**AIM OF THE TASK**: Report how many lines contain the word "this", with no other text.

◇ ◇ ◇ ◇

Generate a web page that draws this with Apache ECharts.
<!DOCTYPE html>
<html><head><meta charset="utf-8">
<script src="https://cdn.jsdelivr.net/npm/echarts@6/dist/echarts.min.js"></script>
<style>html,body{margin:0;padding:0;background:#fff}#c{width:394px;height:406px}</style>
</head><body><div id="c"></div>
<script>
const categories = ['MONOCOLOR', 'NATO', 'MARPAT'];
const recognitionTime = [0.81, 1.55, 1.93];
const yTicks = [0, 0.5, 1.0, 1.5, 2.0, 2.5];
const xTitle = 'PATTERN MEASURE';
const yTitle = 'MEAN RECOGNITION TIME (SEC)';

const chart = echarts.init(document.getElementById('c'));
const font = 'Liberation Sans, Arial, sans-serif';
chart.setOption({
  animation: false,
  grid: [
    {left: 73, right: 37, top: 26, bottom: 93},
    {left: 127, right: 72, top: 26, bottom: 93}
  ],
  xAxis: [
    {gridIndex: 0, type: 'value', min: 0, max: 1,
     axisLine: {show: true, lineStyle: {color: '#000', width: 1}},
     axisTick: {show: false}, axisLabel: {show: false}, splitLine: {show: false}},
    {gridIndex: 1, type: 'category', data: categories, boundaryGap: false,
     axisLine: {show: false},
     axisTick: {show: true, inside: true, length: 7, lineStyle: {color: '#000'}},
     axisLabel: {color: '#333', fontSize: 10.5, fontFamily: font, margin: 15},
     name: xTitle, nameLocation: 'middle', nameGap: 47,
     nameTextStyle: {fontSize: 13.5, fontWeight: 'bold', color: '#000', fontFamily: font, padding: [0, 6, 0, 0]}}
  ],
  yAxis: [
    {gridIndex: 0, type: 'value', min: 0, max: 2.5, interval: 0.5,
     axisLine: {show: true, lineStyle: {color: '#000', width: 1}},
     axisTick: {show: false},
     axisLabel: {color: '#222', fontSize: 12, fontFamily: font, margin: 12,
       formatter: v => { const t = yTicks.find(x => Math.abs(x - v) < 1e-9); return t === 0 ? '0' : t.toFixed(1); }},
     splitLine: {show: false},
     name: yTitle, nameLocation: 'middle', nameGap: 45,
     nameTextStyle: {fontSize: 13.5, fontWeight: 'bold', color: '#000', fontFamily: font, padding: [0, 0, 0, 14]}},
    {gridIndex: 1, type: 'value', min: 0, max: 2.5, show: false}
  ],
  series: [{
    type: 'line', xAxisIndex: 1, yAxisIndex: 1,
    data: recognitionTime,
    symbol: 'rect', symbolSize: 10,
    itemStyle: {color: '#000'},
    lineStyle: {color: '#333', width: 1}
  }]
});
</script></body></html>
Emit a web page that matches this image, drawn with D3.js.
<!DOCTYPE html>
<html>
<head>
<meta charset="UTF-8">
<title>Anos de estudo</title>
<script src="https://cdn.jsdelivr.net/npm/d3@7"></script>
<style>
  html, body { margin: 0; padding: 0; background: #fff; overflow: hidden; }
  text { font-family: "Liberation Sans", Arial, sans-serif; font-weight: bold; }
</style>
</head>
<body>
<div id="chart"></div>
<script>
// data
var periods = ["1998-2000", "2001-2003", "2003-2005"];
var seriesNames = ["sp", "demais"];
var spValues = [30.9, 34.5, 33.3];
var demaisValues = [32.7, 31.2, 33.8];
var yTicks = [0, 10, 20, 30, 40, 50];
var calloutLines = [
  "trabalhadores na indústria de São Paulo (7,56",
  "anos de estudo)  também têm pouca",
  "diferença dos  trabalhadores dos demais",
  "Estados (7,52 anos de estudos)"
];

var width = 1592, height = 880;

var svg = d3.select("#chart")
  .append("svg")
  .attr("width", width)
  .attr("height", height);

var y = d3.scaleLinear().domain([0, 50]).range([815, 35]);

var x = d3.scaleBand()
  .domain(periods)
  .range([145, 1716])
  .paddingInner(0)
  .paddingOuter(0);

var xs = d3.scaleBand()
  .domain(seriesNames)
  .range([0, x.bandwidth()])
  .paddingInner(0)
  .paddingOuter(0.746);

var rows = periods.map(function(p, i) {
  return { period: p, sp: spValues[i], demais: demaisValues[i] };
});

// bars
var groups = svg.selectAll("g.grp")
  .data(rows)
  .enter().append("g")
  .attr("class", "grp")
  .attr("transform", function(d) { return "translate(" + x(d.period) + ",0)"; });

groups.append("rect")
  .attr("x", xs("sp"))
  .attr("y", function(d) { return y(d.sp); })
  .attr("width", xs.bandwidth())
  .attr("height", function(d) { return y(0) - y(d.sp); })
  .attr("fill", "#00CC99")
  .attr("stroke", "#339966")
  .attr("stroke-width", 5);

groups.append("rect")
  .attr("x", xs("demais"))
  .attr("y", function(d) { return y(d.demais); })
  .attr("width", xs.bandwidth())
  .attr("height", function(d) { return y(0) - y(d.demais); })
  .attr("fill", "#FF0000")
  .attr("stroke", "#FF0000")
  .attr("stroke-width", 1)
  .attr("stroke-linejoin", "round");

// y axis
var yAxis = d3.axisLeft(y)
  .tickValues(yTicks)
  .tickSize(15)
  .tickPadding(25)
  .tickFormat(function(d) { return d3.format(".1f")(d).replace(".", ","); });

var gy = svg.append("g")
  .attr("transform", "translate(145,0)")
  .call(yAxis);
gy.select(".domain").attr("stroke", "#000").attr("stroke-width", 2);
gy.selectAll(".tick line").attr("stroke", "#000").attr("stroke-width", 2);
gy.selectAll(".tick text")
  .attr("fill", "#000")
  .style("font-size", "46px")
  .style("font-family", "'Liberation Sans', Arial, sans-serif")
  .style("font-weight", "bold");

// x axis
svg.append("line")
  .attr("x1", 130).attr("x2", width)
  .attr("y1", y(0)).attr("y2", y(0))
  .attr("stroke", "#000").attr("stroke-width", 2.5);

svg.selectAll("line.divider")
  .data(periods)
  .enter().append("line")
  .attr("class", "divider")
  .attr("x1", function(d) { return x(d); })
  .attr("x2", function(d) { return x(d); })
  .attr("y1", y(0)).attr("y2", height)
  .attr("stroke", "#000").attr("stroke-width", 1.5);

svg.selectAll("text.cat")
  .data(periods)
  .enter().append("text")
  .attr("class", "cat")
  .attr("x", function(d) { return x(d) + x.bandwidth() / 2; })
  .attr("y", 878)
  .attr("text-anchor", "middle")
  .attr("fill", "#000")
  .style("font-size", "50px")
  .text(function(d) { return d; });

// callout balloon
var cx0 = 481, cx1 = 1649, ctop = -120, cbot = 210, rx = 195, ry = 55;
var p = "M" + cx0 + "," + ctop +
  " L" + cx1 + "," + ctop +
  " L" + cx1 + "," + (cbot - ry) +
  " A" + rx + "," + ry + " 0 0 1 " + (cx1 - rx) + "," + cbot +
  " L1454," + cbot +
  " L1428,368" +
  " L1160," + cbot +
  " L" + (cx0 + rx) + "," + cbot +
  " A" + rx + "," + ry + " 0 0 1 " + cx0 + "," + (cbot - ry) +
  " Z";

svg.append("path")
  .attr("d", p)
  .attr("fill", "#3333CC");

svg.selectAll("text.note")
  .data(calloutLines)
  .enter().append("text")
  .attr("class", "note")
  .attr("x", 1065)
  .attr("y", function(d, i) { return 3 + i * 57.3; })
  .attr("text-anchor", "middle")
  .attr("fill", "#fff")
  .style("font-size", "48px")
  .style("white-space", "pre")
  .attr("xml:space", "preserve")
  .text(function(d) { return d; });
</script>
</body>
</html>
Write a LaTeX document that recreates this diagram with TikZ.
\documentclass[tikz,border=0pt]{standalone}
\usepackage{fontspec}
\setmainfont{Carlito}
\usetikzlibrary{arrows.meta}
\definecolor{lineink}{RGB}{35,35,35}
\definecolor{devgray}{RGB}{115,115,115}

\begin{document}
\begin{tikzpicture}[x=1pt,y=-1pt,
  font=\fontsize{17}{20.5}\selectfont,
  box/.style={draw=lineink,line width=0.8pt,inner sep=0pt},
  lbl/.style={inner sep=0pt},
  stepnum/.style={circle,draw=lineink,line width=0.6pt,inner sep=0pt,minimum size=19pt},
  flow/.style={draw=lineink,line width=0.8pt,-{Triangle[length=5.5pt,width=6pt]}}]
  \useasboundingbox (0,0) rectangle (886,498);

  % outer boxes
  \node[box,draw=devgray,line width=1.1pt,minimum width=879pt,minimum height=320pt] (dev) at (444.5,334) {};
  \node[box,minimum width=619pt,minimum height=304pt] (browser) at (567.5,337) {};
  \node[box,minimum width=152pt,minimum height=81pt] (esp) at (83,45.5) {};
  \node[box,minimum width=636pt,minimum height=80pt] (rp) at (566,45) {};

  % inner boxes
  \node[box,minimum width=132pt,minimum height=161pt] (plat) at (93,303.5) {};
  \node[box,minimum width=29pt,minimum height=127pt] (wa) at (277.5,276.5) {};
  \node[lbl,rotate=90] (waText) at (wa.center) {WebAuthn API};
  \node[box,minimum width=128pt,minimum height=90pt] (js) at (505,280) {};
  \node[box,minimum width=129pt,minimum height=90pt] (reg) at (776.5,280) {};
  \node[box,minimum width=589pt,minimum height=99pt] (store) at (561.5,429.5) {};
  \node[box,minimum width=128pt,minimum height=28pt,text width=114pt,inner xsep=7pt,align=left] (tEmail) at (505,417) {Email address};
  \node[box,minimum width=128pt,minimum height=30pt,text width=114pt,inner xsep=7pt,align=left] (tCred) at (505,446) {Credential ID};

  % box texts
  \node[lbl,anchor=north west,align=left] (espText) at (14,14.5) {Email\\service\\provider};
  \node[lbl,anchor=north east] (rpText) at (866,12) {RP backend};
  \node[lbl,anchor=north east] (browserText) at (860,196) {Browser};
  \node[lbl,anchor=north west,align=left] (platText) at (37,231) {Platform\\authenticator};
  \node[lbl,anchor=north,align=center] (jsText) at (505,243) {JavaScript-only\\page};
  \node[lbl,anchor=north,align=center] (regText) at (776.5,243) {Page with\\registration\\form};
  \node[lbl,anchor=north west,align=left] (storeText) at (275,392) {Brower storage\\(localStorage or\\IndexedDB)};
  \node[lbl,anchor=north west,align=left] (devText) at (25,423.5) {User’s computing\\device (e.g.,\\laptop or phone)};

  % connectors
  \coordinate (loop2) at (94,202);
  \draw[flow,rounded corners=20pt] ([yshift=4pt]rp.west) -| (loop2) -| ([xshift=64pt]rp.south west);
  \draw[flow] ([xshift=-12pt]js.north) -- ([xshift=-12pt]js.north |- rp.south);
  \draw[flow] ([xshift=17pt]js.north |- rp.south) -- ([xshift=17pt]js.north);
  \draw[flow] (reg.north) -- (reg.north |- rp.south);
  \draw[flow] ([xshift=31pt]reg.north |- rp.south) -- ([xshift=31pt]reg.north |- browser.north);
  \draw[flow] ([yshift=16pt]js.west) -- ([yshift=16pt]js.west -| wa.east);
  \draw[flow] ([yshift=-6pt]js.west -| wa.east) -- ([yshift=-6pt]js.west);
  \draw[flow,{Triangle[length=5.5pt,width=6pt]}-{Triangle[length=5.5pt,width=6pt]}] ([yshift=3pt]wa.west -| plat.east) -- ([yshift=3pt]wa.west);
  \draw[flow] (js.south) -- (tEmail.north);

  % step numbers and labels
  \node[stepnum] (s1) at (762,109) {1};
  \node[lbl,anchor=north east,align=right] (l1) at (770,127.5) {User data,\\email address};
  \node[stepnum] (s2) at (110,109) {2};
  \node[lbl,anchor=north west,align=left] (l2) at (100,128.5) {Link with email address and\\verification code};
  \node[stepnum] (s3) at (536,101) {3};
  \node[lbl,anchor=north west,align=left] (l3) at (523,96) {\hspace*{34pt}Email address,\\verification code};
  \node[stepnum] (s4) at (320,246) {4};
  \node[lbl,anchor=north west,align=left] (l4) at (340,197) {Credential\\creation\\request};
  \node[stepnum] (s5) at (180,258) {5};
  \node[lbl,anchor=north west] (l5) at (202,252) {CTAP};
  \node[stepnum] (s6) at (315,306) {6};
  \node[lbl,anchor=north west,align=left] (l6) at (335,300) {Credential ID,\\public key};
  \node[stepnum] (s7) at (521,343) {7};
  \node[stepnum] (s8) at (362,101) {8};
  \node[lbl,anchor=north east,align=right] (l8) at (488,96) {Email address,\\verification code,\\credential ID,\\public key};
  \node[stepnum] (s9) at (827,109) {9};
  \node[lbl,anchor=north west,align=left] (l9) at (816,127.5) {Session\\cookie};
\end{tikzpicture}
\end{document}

◇ ◇ ◇ ◇

**COMPLETED EXERCISE**: 3